Where older generations prized ethical leadership, the workforce’s younger generations are more likely to value the impact the company has on the communities in which it operates, as well as the planet as a whole. In fact, three-quarters of Millennials said they would work for a responsible company, even if it meant taking a lower salary; this compares to just 55% of all U.S. workers.
In today’s tight labor market, being able to share the goals and results of its ESG initiatives can be the tipping point in getting the best talent.
Connected worker tools, industrial internet of things (IIoT) networks, 5G connectivity, artificial intelligence (AI), blockchain and other technologies can streamline the security of key operational information around working conditions and worker safety as well as the facility’s impact on the environment.

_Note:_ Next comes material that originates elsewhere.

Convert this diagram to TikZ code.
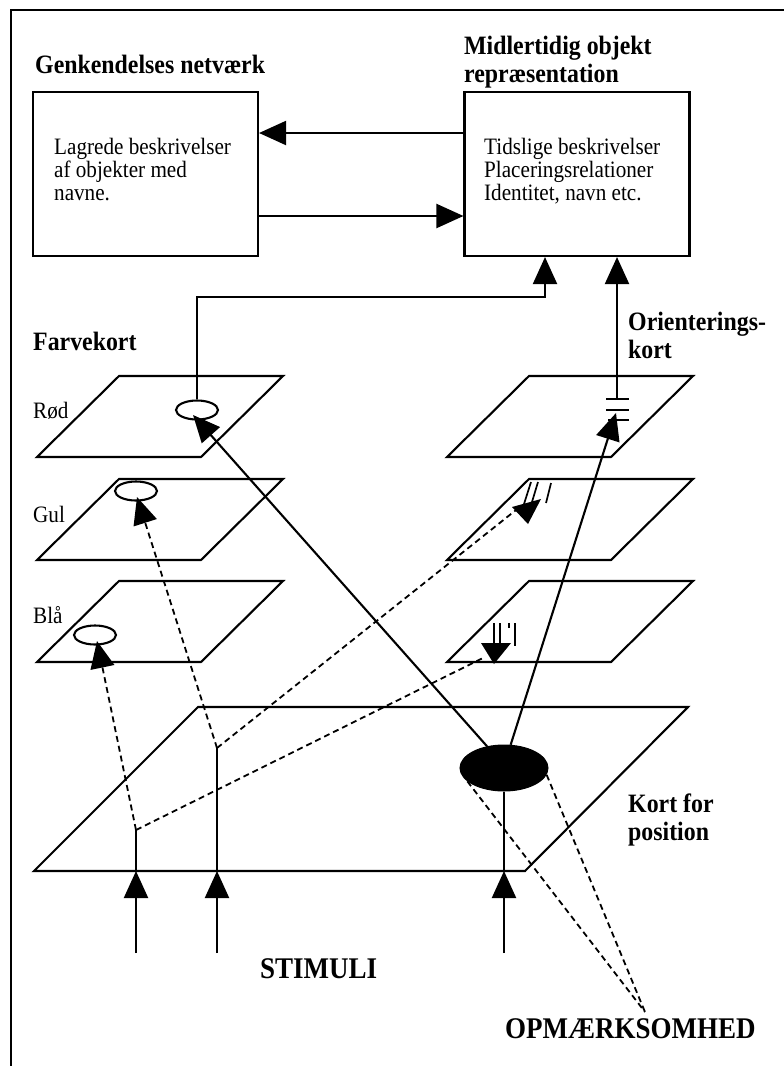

The key to implementing technology to support and document an ESG initiative is the ability to scale operations in two ways. First, manufacturers that pilot connected worker platforms in a single facility or region, need to be able to replicate that success throughout the entire organization. For global enterprises, this includes a seamless translation of SoPs and other documentation into multiple languages; video often helps. Second, the data and other information that will be required for regulatory and self-reporting will only increase as more systems become connected.
Every manufacturer will need to develop a way to capture its ESG activities. These issues are increasingly important not only to regulators, consumers and employees, but also to investors and community members in the places where the company operates.